I definitely had a wonderful time this weekend bonding with our group and enjoying a change of pace from Cairo clothing standards and pollution to tourist cafes and the Red Sea.  So many of our activities were absolutely awe-inspiring and impossible to capture with a camera.  I’ll never have a concrete reminder of the colors and life in the coral reefs and the ease with which the Beduins on Mt Sinai jump from rock to rock, but this weekend was full of awesome experiences that will definitely stay in my memory. 

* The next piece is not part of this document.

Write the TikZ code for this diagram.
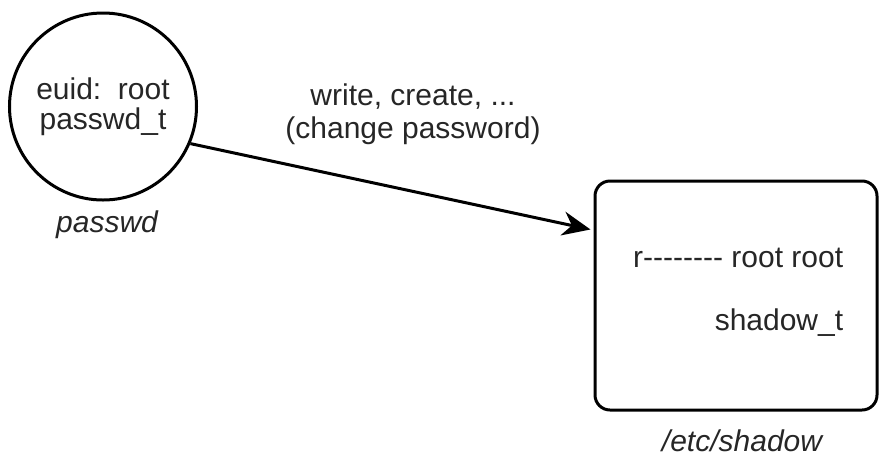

One of the commonalities of the experiences this weekend was the reminder of the magnitude and presence of God.  We were only able to explore a few hundred yards of coral, but the diversity there was astounding.  We only saw the stars from one area of desert, but there enormity and number made God’s promise to Abraham much more poignant.  The Sinai Peninsula is a perfect opportunity to appreciate the immensity of God and the strength of His promise to such a quantitatively insignificant portion of His creation.  

Friday, September 3, 2010

The Pyramids.

A lot has happened in these last two weeks, but I did warn you all that I am horrible at keeping a blog up to date.  Hopefully I'll make time to summarize parts of that time, but for now I think I'll just move on to the present :)

Today was our first "weekend" where we had a chance to decide what we wanted to do and where we wanted to go without having any other commitments.  Most of our group decided to go out to the Pyramids.  First off, the Pyramids do not look like the national geographic pictures.  There are two different "gates" in and either road to the pyramids is pretty much part of Cairo.  The far side is desert, but the actual Pyramid complex is really accessible and not "out in the wilderness" by any means.  Also, the pyramids are surrounded by ropes to prohibit climbing, lots of police, and merchants who are excited to sell memorabilia to "rich Western tourists".

Our taxi brought us to a different entrance then the rest of the group.  We tried waiting for a while, but it's really a bad place to wait because everyone and his brother wants to show you around or take you on a camel ride.  Eventually we walked up past the Sphynx (it is much smaller than I imagined) and around the Pyramids.  After trying to go inside a pyramid, we were told to walk to the OTHER gate to pay for the inside ticket.  It was pretty awesome to be inside of a Pyramid, but honestly it was just kind of claustrophobic and non-climactic.

It was also a very strange sensation to be surrounded by so many tourists!  We've grown so used to being the "strange" people who stick out that it was almost comforting to be surrounded by so many scantily clad westerners.  We did notice that, even with our more conservative (western) dress and minimal grasp of Arabic, the merchants seemed to offer us more respect.  Even with those precautions, I was draped with a turban/headcover thing, asked about my marital status, and semi-side-hugged by a camel driver.  The people at the pyramids are quite aggressive and seem to know how to get what they want- but, in general, we stayed strong and persevered in our desires and bargains :)

We were only out there for a few hours, but we still came home exhausted- I have absolutely no idea how the Muslims are able to do Ramadan and don't eat or drink ANYTHING in this heat.  We got back around noon, drank bottles of water, had our first fabulous lunch as a flat, and fell into bed for afternoon naps.